Plotting code records:
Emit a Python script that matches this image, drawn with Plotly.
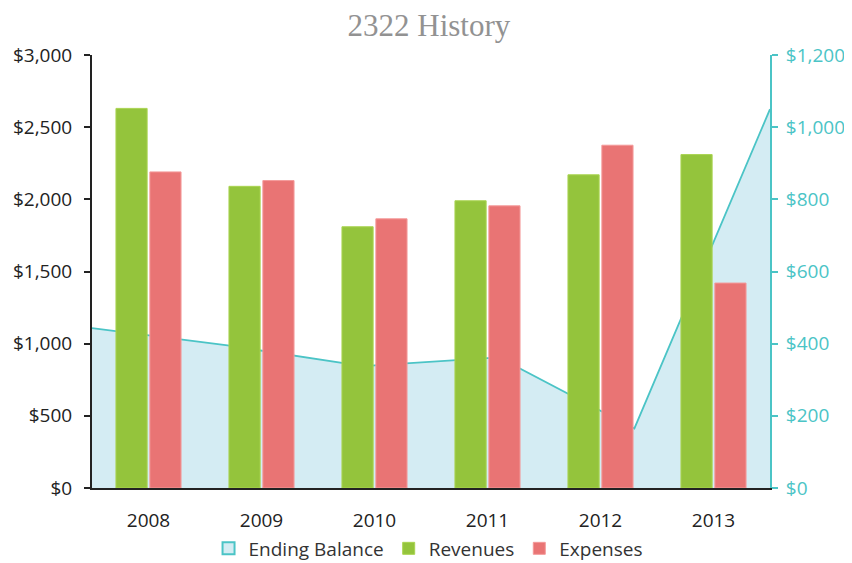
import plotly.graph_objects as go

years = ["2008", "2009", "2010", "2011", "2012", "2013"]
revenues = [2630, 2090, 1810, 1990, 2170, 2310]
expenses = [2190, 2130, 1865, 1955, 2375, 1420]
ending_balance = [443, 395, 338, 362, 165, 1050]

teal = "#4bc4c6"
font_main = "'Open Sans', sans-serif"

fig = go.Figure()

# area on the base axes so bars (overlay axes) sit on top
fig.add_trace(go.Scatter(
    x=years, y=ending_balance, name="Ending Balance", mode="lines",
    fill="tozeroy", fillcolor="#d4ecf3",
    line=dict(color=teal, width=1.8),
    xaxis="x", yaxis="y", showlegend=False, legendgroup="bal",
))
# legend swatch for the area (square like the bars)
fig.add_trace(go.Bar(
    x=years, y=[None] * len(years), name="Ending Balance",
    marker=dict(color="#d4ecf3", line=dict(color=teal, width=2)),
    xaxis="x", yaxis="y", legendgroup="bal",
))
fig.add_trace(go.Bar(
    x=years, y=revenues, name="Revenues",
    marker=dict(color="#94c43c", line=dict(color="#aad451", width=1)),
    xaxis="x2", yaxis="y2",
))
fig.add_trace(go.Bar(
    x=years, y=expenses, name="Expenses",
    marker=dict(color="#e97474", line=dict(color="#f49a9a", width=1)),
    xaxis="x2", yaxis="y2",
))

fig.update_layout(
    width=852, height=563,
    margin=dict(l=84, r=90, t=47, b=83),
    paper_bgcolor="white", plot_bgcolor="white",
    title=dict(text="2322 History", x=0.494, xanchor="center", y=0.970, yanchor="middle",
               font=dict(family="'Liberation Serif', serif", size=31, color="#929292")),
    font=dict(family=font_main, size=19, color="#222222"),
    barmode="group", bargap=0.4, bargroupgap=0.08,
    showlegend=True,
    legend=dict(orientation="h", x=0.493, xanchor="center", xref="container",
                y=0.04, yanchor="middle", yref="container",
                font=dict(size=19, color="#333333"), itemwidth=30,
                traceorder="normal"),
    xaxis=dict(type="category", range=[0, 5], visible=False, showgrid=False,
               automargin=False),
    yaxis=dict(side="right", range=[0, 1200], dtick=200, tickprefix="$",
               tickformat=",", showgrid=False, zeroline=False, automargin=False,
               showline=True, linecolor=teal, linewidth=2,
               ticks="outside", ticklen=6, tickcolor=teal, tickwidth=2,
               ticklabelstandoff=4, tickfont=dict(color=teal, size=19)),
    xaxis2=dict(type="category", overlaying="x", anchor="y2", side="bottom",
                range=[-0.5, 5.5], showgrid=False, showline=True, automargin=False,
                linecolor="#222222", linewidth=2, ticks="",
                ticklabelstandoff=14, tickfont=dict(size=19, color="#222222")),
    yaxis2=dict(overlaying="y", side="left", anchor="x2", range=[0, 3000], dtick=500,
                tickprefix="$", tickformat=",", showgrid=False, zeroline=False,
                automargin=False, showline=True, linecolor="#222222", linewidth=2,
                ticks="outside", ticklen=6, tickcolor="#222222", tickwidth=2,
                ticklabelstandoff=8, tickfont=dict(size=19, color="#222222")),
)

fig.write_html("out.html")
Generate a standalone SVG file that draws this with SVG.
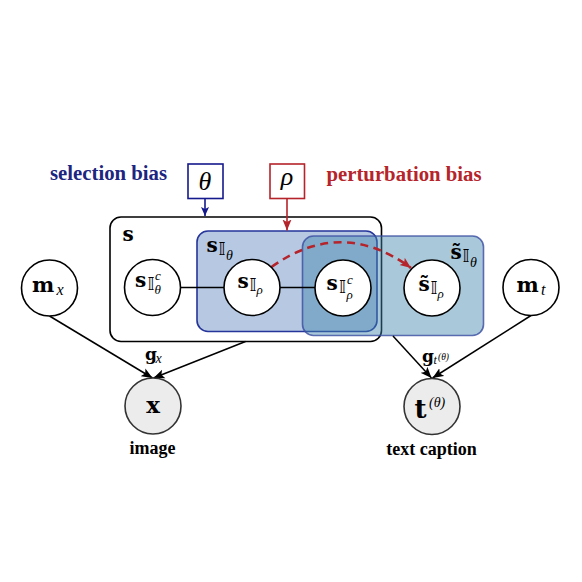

→ Objective
Are you able to set down all the lines above exactly, without any pictures?

→ Solution to this exercise
Emit a Python script that matches this image, drawn with Plotly.
import plotly.graph_objects as go

years = ["2008", "2009", "2010", "2011", "2012", "2013"]
revenues = [2630, 2090, 1810, 1990, 2170, 2310]
expenses = [2190, 2130, 1865, 1955, 2375, 1420]
ending_balance = [443, 395, 338, 362, 165, 1050]

teal = "#4bc4c6"
font_main = "'Open Sans', sans-serif"

fig = go.Figure()

# area on the base axes so bars (overlay axes) sit on top
fig.add_trace(go.Scatter(
    x=years, y=ending_balance, name="Ending Balance", mode="lines",
    fill="tozeroy", fillcolor="#d4ecf3",
    line=dict(color=teal, width=1.8),
    xaxis="x", yaxis="y", showlegend=False, legendgroup="bal",
))
# legend swatch for the area (square like the bars)
fig.add_trace(go.Bar(
    x=years, y=[None] * len(years), name="Ending Balance",
    marker=dict(color="#d4ecf3", line=dict(color=teal, width=2)),
    xaxis="x", yaxis="y", legendgroup="bal",
))
fig.add_trace(go.Bar(
    x=years, y=revenues, name="Revenues",
    marker=dict(color="#94c43c", line=dict(color="#aad451", width=1)),
    xaxis="x2", yaxis="y2",
))
fig.add_trace(go.Bar(
    x=years, y=expenses, name="Expenses",
    marker=dict(color="#e97474", line=dict(color="#f49a9a", width=1)),
    xaxis="x2", yaxis="y2",
))

fig.update_layout(
    width=852, height=563,
    margin=dict(l=84, r=90, t=47, b=83),
    paper_bgcolor="white", plot_bgcolor="white",
    title=dict(text="2322 History", x=0.494, xanchor="center", y=0.970, yanchor="middle",
               font=dict(family="'Liberation Serif', serif", size=31, color="#929292")),
    font=dict(family=font_main, size=19, color="#222222"),
    barmode="group", bargap=0.4, bargroupgap=0.08,
    showlegend=True,
    legend=dict(orientation="h", x=0.493, xanchor="center", xref="container",
                y=0.04, yanchor="middle", yref="container",
                font=dict(size=19, color="#333333"), itemwidth=30,
                traceorder="normal"),
    xaxis=dict(type="category", range=[0, 5], visible=False, showgrid=False,
               automargin=False),
    yaxis=dict(side="right", range=[0, 1200], dtick=200, tickprefix="$",
               tickformat=",", showgrid=False, zeroline=False, automargin=False,
               showline=True, linecolor=teal, linewidth=2,
               ticks="outside", ticklen=6, tickcolor=teal, tickwidth=2,
               ticklabelstandoff=4, tickfont=dict(color=teal, size=19)),
    xaxis2=dict(type="category", overlaying="x", anchor="y2", side="bottom",
                range=[-0.5, 5.5], showgrid=False, showline=True, automargin=False,
                linecolor="#222222", linewidth=2, ticks="",
                ticklabelstandoff=14, tickfont=dict(size=19, color="#222222")),
    yaxis2=dict(overlaying="y", side="left", anchor="x2", range=[0, 3000], dtick=500,
                tickprefix="$", tickformat=",", showgrid=False, zeroline=False,
                automargin=False, showline=True, linecolor="#222222", linewidth=2,
                ticks="outside", ticklen=6, tickcolor="#222222", tickwidth=2,
                ticklabelstandoff=8, tickfont=dict(size=19, color="#222222")),
)

fig.write_html("out.html")
Generate a standalone SVG file that draws this with SVG.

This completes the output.